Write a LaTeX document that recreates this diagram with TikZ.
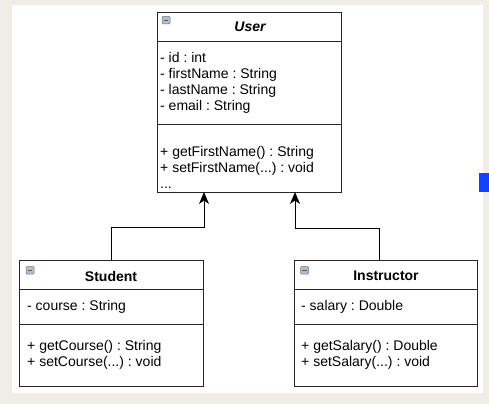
\documentclass[tikz,border=0pt]{standalone}
\usepackage{fontspec}
\setmainfont{Liberation Sans}
\usetikzlibrary{arrows.meta,calc,shadows}
\definecolor{paper}{RGB}{240,237,230}
\definecolor{boxline}{RGB}{40,40,40}
\definecolor{iconfill}{RGB}{178,190,205}
\definecolor{marker}{RGB}{20,64,250}
\frenchspacing

\begin{document}
\begin{tikzpicture}[x=1pt, y=-1pt,
	classbox/.style = {draw=boxline, line width=0.9pt, fill=white, inner sep=0pt,
		drop shadow={shadow xshift=1pt, shadow yshift=-1pt, opacity=0.35}},
	title/.style = {font=\fontsize{14}{16}\selectfont\bfseries},
	members/.style = {anchor=north west, inner sep=0pt, align=left,
		font=\fontsize{14}{16}\selectfont},
	inherit/.style = {line width=0.9pt, -{Stealth[length=12pt,width=10pt,inset=3.5pt]}}]
	% background and panel
	\fill[paper] (0,0) rectangle (489,404);
	\fill[white] (12,5) rectangle (483,393);
	\fill[marker] (479,173) rectangle (489,192);
	\useasboundingbox (0,0) rectangle (489,404);

	% classes
	\node[classbox, minimum width=184pt, minimum height=180pt] (user) at (249,102) {};
	\node[classbox, minimum width=184pt, minimum height=126pt] (student) at (111,323) {};
	\node[classbox, minimum width=183pt, minimum height=126pt] (instructor) at (385.5,323) {};

	% compartments
	\draw[boxline, line width=0.9pt] ($(user.north west)+(0,30)$) -- ($(user.north east)+(0,30)$);
	\draw[boxline, line width=0.9pt] ($(user.north west)+(0,113)$) -- ($(user.north east)+(0,113)$);
	\foreach \c in {student, instructor} {
		\draw[boxline, line width=0.9pt] ($(\c.north west)+(0,30)$) -- ($(\c.north east)+(0,30)$);
		\draw[boxline, line width=0.9pt] ($(\c.north west)+(0,65)$) -- ($(\c.north east)+(0,65)$);
	}

	% collapse icons
	\foreach \x/\y in {162/16.5, 26/266.5, 300.5/266.5} {
		\draw[iconfill!60!black, fill=iconfill, line width=0.5pt, rounded corners=1pt] (\x,\y) rectangle ++(8,7.5);
		\draw[black!65, line width=1.1pt] (\x+1.8,\y+3.75) -- ++(4.4,0);
	}

	% titles
	\node[title, font=\fontsize{14}{16}\selectfont\bfseries\itshape] (userTitle) at (250,27) {User};
	\node[title] (studentTitle) at (111,276) {Student};
	\node[title] (instructorTitle) at (386,276) {Instructor};

	% members
	\node[members] (userAttr) at (160,52) {- id : int\\- firstName : String\\- lastName : String\\- email : String};
	\node[members] (userOps) at (160,146) {+ getFirstName() : String\\+ setFirstName(...) : void\\...};
	\node[members] (studentAttr) at (27,300) {- course : String};
	\node[members] (studentOps) at (27,340) {+ getCourse() : String\\+ setCourse(...) : void};
	\node[members] (instructorAttr) at (301,300) {- salary : Double};
	\node[members] (instructorOps) at (301,340) {+ getSalary() : Double\\+ setSalary(...) : void};

	% generalisation
	\coordinate (userJoinL) at (204,192);
	\coordinate (userJoinR) at (295,192);
	\coordinate (instructorJoin) at (379,260);
	\draw[inherit] (student.north) -- ++(0,-32) -| (userJoinL);
	\draw[inherit] (instructorJoin) -- ++(0,-32) -| (userJoinR);
\end{tikzpicture}
\end{document}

::::::

What you need to do >> Output the data above without changes, apart from leaving out the pictures.

Exercise output >>
Write a LaTeX document that recreates this diagram with TikZ.
\documentclass[tikz,border=0pt]{standalone}
\usepackage{fontspec}
\setmainfont{Liberation Sans}
\usetikzlibrary{arrows.meta,calc,shadows}
\definecolor{paper}{RGB}{240,237,230}
\definecolor{boxline}{RGB}{40,40,40}
\definecolor{iconfill}{RGB}{178,190,205}
\definecolor{marker}{RGB}{20,64,250}
\frenchspacing

\begin{document}
\begin{tikzpicture}[x=1pt, y=-1pt,
	classbox/.style = {draw=boxline, line width=0.9pt, fill=white, inner sep=0pt,
		drop shadow={shadow xshift=1pt, shadow yshift=-1pt, opacity=0.35}},
	title/.style = {font=\fontsize{14}{16}\selectfont\bfseries},
	members/.style = {anchor=north west, inner sep=0pt, align=left,
		font=\fontsize{14}{16}\selectfont},
	inherit/.style = {line width=0.9pt, -{Stealth[length=12pt,width=10pt,inset=3.5pt]}}]
	% background and panel
	\fill[paper] (0,0) rectangle (489,404);
	\fill[white] (12,5) rectangle (483,393);
	\fill[marker] (479,173) rectangle (489,192);
	\useasboundingbox (0,0) rectangle (489,404);

	% classes
	\node[classbox, minimum width=184pt, minimum height=180pt] (user) at (249,102) {};
	\node[classbox, minimum width=184pt, minimum height=126pt] (student) at (111,323) {};
	\node[classbox, minimum width=183pt, minimum height=126pt] (instructor) at (385.5,323) {};

	% compartments
	\draw[boxline, line width=0.9pt] ($(user.north west)+(0,30)$) -- ($(user.north east)+(0,30)$);
	\draw[boxline, line width=0.9pt] ($(user.north west)+(0,113)$) -- ($(user.north east)+(0,113)$);
	\foreach \c in {student, instructor} {
		\draw[boxline, line width=0.9pt] ($(\c.north west)+(0,30)$) -- ($(\c.north east)+(0,30)$);
		\draw[boxline, line width=0.9pt] ($(\c.north west)+(0,65)$) -- ($(\c.north east)+(0,65)$);
	}

	% collapse icons
	\foreach \x/\y in {162/16.5, 26/266.5, 300.5/266.5} {
		\draw[iconfill!60!black, fill=iconfill, line width=0.5pt, rounded corners=1pt] (\x,\y) rectangle ++(8,7.5);
		\draw[black!65, line width=1.1pt] (\x+1.8,\y+3.75) -- ++(4.4,0);
	}

	% titles
	\node[title, font=\fontsize{14}{16}\selectfont\bfseries\itshape] (userTitle) at (250,27) {User};
	\node[title] (studentTitle) at (111,276) {Student};
	\node[title] (instructorTitle) at (386,276) {Instructor};

	% members
	\node[members] (userAttr) at (160,52) {- id : int\\- firstName : String\\- lastName : String\\- email : String};
	\node[members] (userOps) at (160,146) {+ getFirstName() : String\\+ setFirstName(...) : void\\...};
	\node[members] (studentAttr) at (27,300) {- course : String};
	\node[members] (studentOps) at (27,340) {+ getCourse() : String\\+ setCourse(...) : void};
	\node[members] (instructorAttr) at (301,300) {- salary : Double};
	\node[members] (instructorOps) at (301,340) {+ getSalary() : Double\\+ setSalary(...) : void};

	% generalisation
	\coordinate (userJoinL) at (204,192);
	\coordinate (userJoinR) at (295,192);
	\coordinate (instructorJoin) at (379,260);
	\draw[inherit] (student.north) -- ++(0,-32) -| (userJoinL);
	\draw[inherit] (instructorJoin) -- ++(0,-32) -| (userJoinR);
\end{tikzpicture}
\end{document}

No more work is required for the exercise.